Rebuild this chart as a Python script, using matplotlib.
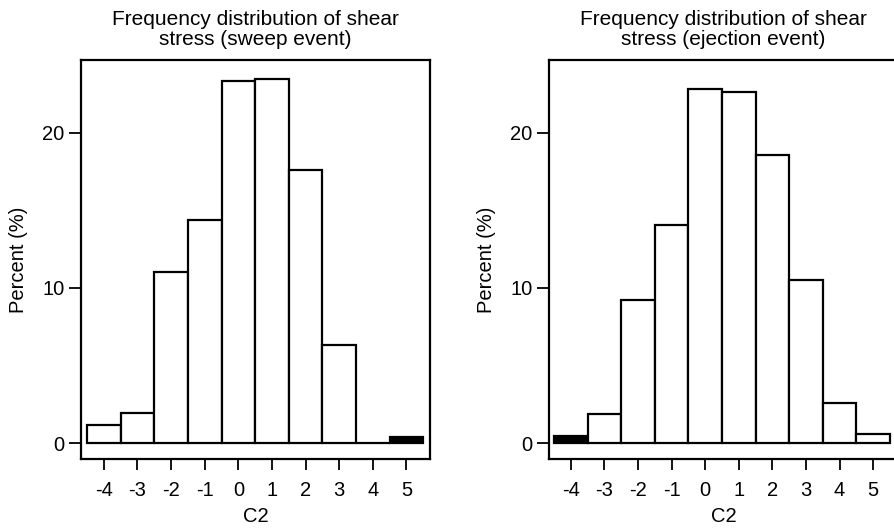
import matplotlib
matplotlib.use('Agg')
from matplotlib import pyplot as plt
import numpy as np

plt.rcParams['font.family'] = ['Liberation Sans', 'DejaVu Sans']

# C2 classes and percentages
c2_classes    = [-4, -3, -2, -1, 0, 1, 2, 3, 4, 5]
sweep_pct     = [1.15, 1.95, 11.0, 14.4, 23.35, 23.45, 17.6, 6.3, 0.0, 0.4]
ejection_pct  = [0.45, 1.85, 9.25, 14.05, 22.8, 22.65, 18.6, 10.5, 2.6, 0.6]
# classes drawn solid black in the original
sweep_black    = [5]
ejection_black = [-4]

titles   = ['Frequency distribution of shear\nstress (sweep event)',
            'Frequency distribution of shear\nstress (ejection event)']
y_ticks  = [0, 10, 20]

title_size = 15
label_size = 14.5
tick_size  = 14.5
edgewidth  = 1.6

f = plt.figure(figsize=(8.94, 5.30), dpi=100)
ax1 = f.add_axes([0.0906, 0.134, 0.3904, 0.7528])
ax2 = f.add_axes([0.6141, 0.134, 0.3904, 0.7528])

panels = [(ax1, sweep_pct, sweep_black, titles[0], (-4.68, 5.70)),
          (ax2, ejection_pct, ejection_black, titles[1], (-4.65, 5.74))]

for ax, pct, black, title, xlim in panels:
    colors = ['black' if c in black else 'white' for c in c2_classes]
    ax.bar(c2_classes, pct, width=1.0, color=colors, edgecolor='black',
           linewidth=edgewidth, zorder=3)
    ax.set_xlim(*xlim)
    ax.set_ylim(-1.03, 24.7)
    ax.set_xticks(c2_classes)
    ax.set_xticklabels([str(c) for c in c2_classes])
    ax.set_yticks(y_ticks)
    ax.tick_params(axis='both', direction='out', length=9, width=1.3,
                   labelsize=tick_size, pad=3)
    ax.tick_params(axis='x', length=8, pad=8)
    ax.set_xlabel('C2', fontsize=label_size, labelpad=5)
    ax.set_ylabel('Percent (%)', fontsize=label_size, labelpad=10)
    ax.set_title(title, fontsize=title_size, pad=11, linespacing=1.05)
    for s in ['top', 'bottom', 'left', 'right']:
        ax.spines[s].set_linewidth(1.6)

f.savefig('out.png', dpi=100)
########
SET PROBLEM » In your copy, leave out the pictures and reproduce the material above exactly.

RESPONSE FOR THIS EXERCISE »
Rebuild this chart as a Python script, using matplotlib.
import matplotlib
matplotlib.use('Agg')
from matplotlib import pyplot as plt
import numpy as np

plt.rcParams['font.family'] = ['Liberation Sans', 'DejaVu Sans']

# C2 classes and percentages
c2_classes    = [-4, -3, -2, -1, 0, 1, 2, 3, 4, 5]
sweep_pct     = [1.15, 1.95, 11.0, 14.4, 23.35, 23.45, 17.6, 6.3, 0.0, 0.4]
ejection_pct  = [0.45, 1.85, 9.25, 14.05, 22.8, 22.65, 18.6, 10.5, 2.6, 0.6]
# classes drawn solid black in the original
sweep_black    = [5]
ejection_black = [-4]

titles   = ['Frequency distribution of shear\nstress (sweep event)',
            'Frequency distribution of shear\nstress (ejection event)']
y_ticks  = [0, 10, 20]

title_size = 15
label_size = 14.5
tick_size  = 14.5
edgewidth  = 1.6

f = plt.figure(figsize=(8.94, 5.30), dpi=100)
ax1 = f.add_axes([0.0906, 0.134, 0.3904, 0.7528])
ax2 = f.add_axes([0.6141, 0.134, 0.3904, 0.7528])

panels = [(ax1, sweep_pct, sweep_black, titles[0], (-4.68, 5.70)),
          (ax2, ejection_pct, ejection_black, titles[1], (-4.65, 5.74))]

for ax, pct, black, title, xlim in panels:
    colors = ['black' if c in black else 'white' for c in c2_classes]
    ax.bar(c2_classes, pct, width=1.0, color=colors, edgecolor='black',
           linewidth=edgewidth, zorder=3)
    ax.set_xlim(*xlim)
    ax.set_ylim(-1.03, 24.7)
    ax.set_xticks(c2_classes)
    ax.set_xticklabels([str(c) for c in c2_classes])
    ax.set_yticks(y_ticks)
    ax.tick_params(axis='both', direction='out', length=9, width=1.3,
                   labelsize=tick_size, pad=3)
    ax.tick_params(axis='x', length=8, pad=8)
    ax.set_xlabel('C2', fontsize=label_size, labelpad=5)
    ax.set_ylabel('Percent (%)', fontsize=label_size, labelpad=10)
    ax.set_title(title, fontsize=title_size, pad=11, linespacing=1.05)
    for s in ['top', 'bottom', 'left', 'right']:
        ax.spines[s].set_linewidth(1.6)

f.savefig('out.png', dpi=100)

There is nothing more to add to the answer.